Le président de l’OFPM reconnaissait en avril 2018 que « l’élément déterminant dans la formation des prix est lié à des paramètres internationaux sur lesquels l’Europe n’a pas de prise. »
La position de la Coordination Rurale
C’est pour sortir de cette situation que la CR propose la mise en place de l’exception agriculturelle afin de pouvoir réguler nos marchés européens. Face à la situation du secteur agricole, la CR en appelle aux décideurs français et européens pour qu’ils considèrent l’agriculture comme un secteur stratégique afin de mettre fin au libre marché qui décime l’agriculture européenne.

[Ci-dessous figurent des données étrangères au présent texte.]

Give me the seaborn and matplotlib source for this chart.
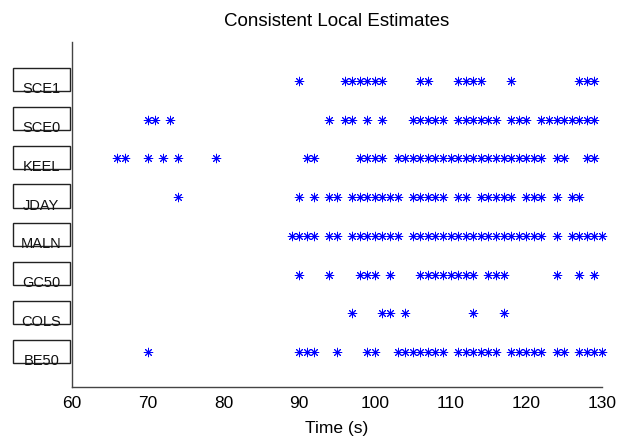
import numpy as np
import pandas as pd
import seaborn as sns
import matplotlib.pyplot as plt
import matplotlib.transforms as mtrans
from matplotlib.patches import Rectangle

# Stations, bottom row first
stations = ["BE50", "COLS", "GC50", "MALN", "JDAY", "KEEL", "SCE0", "SCE1"]

# Times (s) at which each station gives a consistent local estimate
be50 = [70, 90, 91, 92, 95, 99, 100, 103, 104, 105, 106, 107, 108, 109,
        111, 112, 113, 114, 115, 116, 118, 119, 120, 121, 122, 124, 125,
        127, 128, 129, 130]
cols = [97, 101, 102, 104, 113, 117]
gc50 = [90, 94, 98, 99, 100, 102, 106, 107, 108, 109, 110, 111, 112, 113,
        115, 116, 117, 124, 127, 129]
maln = [89, 90, 91, 92, 94, 95, 97, 98, 99, 100, 101, 102, 103, 105, 106,
        107, 108, 109, 110, 111, 112, 113, 114, 115, 116, 117, 118, 119, 120,
        121, 122, 124, 126, 127, 128, 129, 130]
jday = [74, 90, 92, 94, 95, 97, 98, 99, 100, 101, 102, 103, 105, 106, 107,
        108, 109, 111, 112, 114, 115, 116, 117, 118, 120, 121, 122, 124, 126,
        127]
keel = [66, 67, 70, 72, 74, 79, 91, 92, 98, 99, 100, 101, 103, 104, 105,
        106, 107, 108, 109, 110, 111, 112, 113, 114, 115, 116, 117, 118, 119,
        120, 121, 122, 124, 125, 128, 129]
sce0 = [70, 71, 73, 94, 96, 97, 99, 101, 105, 106, 107, 108, 109, 111, 112,
        113, 114, 115, 116, 118, 119, 120, 122, 123, 124, 125, 126, 127, 128,
        129]
sce1 = [90, 96, 97, 98, 99, 100, 101, 106, 107, 111, 112, 113, 114, 118,
        127, 128, 129]

x_ticks = [60, 70, 80, 90, 100, 110, 120, 130]

series = [be50, cols, gc50, maln, jday, keel, sce0, sce1]
rows = []
for k, (name, times) in enumerate(zip(stations, series)):
    for t in times:
        rows.append({"time": t, "station": name, "row": k + 1})
df = pd.DataFrame(rows)

sns.set_style("white")
plt.rcParams["font.family"] = ["Liberation Sans", "DejaVu Sans"]
plt.rcParams["text.color"] = "black"
plt.rcParams["axes.labelcolor"] = "black"

fig, ax = plt.subplots(figsize=(6.17, 4.39), dpi=100)
fig.subplots_adjust(left=72 / 617, right=602 / 617,
                    bottom=1 - 388 / 439, top=1 - 43 / 439)

sns.scatterplot(data=df, x="time", y="row", marker=(8, 2, 0), s=38,
                color="blue", edgecolor="blue", linewidth=0.7,
                legend=False, ax=ax, clip_on=False, zorder=3)

ax.set_xlim(60, 130)
ax.set_ylim(0.1, 9.0)
ax.set_xticks(x_ticks)
ax.set_xticklabels([str(v) for v in x_ticks], fontsize=12.5)
ax.set_yticks(range(1, len(stations) + 1))
ax.set_yticklabels([])

for side in ("top", "right"):
    ax.spines[side].set_visible(False)
for side in ("left", "bottom"):
    ax.spines[side].set_color("#444444")
    ax.spines[side].set_linewidth(1.0)

ax.tick_params(axis="x", direction="in", length=4, width=0.8,
               color="#444444", pad=6, labelcolor="black")
ax.tick_params(axis="y", direction="in", length=4, width=0.8,
               color="#444444", labelleft=False)

ax.set_xlabel("Time (s)", fontsize=12.5, labelpad=7, color="black")
ax.set_ylabel("")
ax.set_title("Consistent Local Estimates", fontsize=13.5, pad=12,
             color="black")

# Boxed station names to the left of the axis
trans = mtrans.blended_transform_factory(ax.transAxes, ax.transData)
box_x, box_w = -0.112, 0.108
for k, name in enumerate(stations):
    y = k + 1
    rect = Rectangle((box_x, y - 0.275), box_w, 0.60, transform=trans,
                     facecolor="white", edgecolor="#222222", linewidth=1.0,
                     clip_on=False, zorder=2)
    ax.add_patch(rect)
    txt = ax.text(box_x + box_w / 2, y - 0.30, name, transform=trans,
                  ha="center", va="baseline", fontsize=10.5,
                  color="#111111", zorder=3)
    txt.set_clip_path(rect)

fig.savefig("out.png", dpi=100)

Vu la part des produits agricoles dans le prix à la consommation des aliments (20 %) et la part consacrée par les ménages à leur alimentation (moins de 10 %), le relèvement des prix agricoles à un niveau rémunérateur n’aurait pas d’incidence majeure sur les consommateurs. Par contre, il permettrait la suppression totale des aides compensatoires et de leur coûteuse gestion à la charge des citoyens, donc des consommateurs, sauf dans le cas de zones à handicap naturel. Ce sont des aspects majeurs du projet pour une PAC renouvelée que porte la CR, qui aurait comme autres effets bénéfiques : une alimentation garantie en quantité et qualité ; une relance de l’économie et du dynamisme rural ; une stabilisation de la taille des exploitations par une reprise des installations ; une meilleure préservation de l’environnement et une relation à l’animal renouvelée.